* Start Record excerpts *

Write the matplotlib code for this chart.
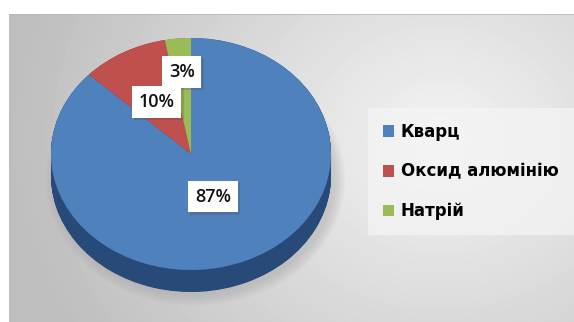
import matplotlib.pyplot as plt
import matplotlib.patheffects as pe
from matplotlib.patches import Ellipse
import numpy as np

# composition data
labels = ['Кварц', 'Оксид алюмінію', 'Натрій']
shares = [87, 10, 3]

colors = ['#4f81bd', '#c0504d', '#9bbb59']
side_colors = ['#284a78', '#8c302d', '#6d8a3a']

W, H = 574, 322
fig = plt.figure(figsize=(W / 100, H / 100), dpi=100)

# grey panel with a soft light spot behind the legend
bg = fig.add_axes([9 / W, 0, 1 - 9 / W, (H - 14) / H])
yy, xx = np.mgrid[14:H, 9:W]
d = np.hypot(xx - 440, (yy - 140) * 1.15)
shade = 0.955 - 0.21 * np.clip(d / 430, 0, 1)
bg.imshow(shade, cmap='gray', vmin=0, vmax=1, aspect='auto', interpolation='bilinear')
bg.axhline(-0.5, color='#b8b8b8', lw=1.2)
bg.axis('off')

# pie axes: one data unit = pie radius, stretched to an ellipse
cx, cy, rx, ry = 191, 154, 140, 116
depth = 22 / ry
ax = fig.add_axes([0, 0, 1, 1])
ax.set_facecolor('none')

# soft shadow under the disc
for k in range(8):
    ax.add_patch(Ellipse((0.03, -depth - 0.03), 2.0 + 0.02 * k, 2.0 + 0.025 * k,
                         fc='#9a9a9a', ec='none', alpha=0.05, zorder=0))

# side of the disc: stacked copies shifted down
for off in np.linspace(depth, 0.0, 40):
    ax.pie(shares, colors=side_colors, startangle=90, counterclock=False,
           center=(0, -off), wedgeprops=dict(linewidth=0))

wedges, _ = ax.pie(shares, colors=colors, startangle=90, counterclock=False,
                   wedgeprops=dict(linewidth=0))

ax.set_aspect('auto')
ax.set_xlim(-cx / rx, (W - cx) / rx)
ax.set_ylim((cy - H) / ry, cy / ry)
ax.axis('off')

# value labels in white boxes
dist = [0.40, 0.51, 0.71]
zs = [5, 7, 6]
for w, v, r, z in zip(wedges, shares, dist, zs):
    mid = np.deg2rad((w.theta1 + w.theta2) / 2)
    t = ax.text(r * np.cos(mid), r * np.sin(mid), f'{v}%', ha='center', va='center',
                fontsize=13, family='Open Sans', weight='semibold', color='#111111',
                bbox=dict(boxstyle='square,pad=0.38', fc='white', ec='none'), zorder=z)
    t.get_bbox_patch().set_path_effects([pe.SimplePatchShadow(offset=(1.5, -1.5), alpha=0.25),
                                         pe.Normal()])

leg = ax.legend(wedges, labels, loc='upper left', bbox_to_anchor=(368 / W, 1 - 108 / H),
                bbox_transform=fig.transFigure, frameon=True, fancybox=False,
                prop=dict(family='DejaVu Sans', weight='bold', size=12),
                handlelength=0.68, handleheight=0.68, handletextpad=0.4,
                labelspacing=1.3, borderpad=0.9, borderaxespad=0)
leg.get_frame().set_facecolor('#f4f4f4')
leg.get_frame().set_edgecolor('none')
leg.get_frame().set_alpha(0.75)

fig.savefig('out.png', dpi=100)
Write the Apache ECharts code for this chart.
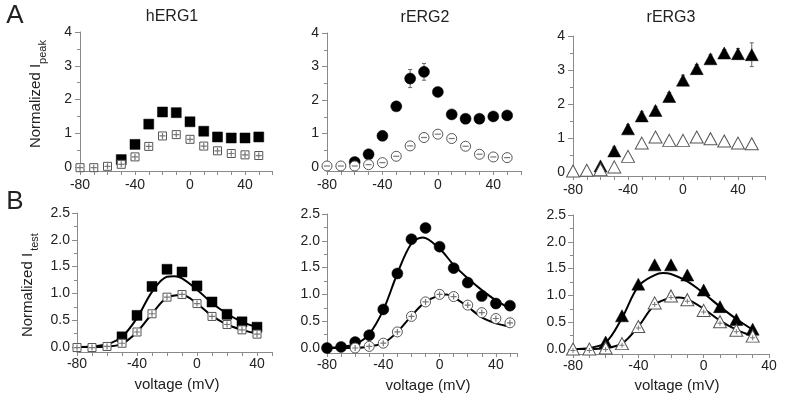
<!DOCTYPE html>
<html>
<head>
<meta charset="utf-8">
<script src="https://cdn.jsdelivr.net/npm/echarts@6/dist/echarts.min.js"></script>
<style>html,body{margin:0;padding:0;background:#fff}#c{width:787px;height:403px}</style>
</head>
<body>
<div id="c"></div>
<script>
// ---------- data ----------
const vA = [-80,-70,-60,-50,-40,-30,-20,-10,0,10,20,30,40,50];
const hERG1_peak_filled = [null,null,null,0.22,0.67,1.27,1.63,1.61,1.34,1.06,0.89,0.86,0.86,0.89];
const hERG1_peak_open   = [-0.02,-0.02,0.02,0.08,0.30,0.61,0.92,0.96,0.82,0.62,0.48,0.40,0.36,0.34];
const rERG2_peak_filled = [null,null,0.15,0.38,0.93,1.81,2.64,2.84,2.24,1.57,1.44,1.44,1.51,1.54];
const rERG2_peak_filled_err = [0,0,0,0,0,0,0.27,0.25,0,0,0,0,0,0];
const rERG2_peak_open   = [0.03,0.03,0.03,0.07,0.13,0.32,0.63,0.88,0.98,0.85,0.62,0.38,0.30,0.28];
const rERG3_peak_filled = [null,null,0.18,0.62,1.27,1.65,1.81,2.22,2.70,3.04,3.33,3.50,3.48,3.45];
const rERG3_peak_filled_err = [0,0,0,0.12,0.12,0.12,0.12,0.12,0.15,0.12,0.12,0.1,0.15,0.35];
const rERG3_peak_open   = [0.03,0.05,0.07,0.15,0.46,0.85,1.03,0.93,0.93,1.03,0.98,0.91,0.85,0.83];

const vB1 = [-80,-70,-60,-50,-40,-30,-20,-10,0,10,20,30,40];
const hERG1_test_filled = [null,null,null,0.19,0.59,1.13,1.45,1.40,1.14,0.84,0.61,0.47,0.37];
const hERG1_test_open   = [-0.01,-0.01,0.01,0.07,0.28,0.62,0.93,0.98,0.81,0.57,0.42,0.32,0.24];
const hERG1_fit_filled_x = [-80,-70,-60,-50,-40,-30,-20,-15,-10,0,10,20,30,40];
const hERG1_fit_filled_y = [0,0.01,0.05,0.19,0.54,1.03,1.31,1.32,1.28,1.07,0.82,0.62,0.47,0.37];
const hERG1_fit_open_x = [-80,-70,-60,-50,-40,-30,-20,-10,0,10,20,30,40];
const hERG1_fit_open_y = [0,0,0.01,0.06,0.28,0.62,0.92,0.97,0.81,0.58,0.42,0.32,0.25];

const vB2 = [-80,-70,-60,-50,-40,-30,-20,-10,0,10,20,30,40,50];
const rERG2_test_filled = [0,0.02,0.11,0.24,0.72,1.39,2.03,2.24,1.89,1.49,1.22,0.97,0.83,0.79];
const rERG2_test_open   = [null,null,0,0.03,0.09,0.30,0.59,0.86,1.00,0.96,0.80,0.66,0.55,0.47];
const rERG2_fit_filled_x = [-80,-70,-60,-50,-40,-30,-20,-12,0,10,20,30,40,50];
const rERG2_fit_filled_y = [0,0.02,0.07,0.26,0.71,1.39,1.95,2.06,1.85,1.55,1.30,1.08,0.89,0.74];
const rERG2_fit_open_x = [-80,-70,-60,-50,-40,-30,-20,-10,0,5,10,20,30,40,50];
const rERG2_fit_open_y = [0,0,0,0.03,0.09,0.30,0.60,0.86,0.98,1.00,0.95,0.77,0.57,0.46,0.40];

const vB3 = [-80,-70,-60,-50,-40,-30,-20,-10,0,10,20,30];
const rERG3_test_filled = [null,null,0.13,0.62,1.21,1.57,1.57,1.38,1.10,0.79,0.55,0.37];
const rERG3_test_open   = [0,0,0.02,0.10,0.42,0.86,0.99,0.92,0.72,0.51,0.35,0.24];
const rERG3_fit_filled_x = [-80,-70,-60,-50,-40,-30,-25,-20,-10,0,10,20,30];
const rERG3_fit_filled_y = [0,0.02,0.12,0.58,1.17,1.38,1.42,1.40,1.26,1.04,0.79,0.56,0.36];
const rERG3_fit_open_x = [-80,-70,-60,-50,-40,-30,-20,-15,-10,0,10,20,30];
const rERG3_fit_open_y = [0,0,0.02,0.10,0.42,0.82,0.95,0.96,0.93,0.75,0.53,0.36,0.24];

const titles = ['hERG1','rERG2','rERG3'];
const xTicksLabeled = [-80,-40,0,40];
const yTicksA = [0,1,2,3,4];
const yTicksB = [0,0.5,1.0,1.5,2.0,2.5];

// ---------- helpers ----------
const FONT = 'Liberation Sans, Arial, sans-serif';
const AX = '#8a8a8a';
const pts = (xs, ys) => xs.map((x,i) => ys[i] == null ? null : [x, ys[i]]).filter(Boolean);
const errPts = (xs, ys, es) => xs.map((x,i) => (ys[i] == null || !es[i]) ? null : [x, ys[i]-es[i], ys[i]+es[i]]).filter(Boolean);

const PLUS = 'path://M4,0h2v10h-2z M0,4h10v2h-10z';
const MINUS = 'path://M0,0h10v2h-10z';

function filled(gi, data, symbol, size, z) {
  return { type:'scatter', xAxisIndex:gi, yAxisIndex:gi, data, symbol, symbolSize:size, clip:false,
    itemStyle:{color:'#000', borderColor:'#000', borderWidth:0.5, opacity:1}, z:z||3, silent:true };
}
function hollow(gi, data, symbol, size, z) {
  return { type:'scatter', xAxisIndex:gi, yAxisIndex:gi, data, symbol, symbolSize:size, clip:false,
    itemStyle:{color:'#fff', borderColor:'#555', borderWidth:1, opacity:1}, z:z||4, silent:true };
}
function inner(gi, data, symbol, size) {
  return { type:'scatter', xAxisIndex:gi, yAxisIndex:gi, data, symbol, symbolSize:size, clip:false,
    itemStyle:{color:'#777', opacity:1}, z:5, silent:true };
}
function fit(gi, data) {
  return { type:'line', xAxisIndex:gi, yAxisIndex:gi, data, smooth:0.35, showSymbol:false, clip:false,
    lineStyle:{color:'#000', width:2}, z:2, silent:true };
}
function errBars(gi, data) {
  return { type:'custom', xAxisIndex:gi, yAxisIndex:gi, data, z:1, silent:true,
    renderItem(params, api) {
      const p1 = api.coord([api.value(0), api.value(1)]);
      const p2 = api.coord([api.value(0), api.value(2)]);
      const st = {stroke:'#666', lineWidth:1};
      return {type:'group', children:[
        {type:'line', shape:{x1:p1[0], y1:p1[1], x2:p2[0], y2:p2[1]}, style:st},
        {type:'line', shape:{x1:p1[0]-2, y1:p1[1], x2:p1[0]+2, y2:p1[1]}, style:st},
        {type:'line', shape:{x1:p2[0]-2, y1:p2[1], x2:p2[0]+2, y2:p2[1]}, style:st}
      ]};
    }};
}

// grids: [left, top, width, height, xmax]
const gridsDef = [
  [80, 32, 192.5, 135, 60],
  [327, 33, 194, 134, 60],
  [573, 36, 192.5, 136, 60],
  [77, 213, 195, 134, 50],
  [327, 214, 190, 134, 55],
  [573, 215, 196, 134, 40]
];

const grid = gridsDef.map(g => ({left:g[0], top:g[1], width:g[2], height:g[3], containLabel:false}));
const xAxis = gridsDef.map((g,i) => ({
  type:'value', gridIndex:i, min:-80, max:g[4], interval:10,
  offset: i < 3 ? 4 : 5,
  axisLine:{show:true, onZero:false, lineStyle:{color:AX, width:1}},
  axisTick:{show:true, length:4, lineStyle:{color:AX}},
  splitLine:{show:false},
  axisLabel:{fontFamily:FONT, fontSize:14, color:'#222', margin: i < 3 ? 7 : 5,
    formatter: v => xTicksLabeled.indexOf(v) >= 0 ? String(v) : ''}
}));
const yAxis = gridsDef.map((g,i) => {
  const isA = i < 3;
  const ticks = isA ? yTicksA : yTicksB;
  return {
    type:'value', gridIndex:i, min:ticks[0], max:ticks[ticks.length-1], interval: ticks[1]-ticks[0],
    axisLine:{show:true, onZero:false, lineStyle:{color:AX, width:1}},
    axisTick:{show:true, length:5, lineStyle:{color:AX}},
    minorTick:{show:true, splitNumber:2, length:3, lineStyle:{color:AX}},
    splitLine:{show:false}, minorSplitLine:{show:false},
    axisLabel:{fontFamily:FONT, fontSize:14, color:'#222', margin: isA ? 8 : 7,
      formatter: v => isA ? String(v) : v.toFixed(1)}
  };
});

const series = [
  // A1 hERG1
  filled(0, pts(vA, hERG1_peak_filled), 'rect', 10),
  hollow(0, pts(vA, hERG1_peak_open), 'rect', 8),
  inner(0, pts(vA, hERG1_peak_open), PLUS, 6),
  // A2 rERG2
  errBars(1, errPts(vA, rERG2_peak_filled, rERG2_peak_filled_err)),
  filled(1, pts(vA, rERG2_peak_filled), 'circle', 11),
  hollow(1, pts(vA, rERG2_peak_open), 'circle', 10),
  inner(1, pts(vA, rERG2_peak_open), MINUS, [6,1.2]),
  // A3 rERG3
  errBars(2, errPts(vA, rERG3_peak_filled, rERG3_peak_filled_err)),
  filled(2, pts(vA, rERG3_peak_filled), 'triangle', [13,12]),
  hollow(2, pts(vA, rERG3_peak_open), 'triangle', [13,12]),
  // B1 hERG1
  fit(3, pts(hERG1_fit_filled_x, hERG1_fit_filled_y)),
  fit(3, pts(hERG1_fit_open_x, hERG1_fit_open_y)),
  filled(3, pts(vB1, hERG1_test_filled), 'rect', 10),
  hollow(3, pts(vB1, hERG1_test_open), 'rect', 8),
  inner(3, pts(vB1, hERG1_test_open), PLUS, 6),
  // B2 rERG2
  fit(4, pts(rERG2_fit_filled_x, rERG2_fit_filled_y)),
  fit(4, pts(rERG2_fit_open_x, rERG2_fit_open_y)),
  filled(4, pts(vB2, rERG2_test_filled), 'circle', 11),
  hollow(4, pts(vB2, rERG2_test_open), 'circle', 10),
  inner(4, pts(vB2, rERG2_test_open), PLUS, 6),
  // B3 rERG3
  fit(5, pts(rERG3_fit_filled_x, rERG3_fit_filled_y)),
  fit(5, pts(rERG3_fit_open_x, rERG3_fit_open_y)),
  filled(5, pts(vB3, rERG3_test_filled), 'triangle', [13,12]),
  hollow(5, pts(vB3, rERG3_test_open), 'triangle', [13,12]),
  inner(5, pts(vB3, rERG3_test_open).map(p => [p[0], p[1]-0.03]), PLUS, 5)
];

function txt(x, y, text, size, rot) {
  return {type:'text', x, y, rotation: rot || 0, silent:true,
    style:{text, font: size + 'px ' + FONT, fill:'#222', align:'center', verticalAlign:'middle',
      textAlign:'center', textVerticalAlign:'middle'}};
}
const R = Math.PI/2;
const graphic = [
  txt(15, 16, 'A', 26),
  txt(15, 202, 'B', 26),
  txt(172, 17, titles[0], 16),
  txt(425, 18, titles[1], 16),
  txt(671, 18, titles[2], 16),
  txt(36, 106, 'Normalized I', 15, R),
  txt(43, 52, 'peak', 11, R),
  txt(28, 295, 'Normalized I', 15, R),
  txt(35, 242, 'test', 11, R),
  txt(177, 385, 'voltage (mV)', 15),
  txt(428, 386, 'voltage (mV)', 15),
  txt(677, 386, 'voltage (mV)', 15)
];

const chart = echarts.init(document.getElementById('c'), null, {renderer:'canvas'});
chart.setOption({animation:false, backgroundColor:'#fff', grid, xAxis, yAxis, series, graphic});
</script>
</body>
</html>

* End Record excerpts *

To do -
Show every line in the entries where the string "this" occurs.

Reply -
Write the matplotlib code for this chart.
Write the Apache ECharts code for this chart.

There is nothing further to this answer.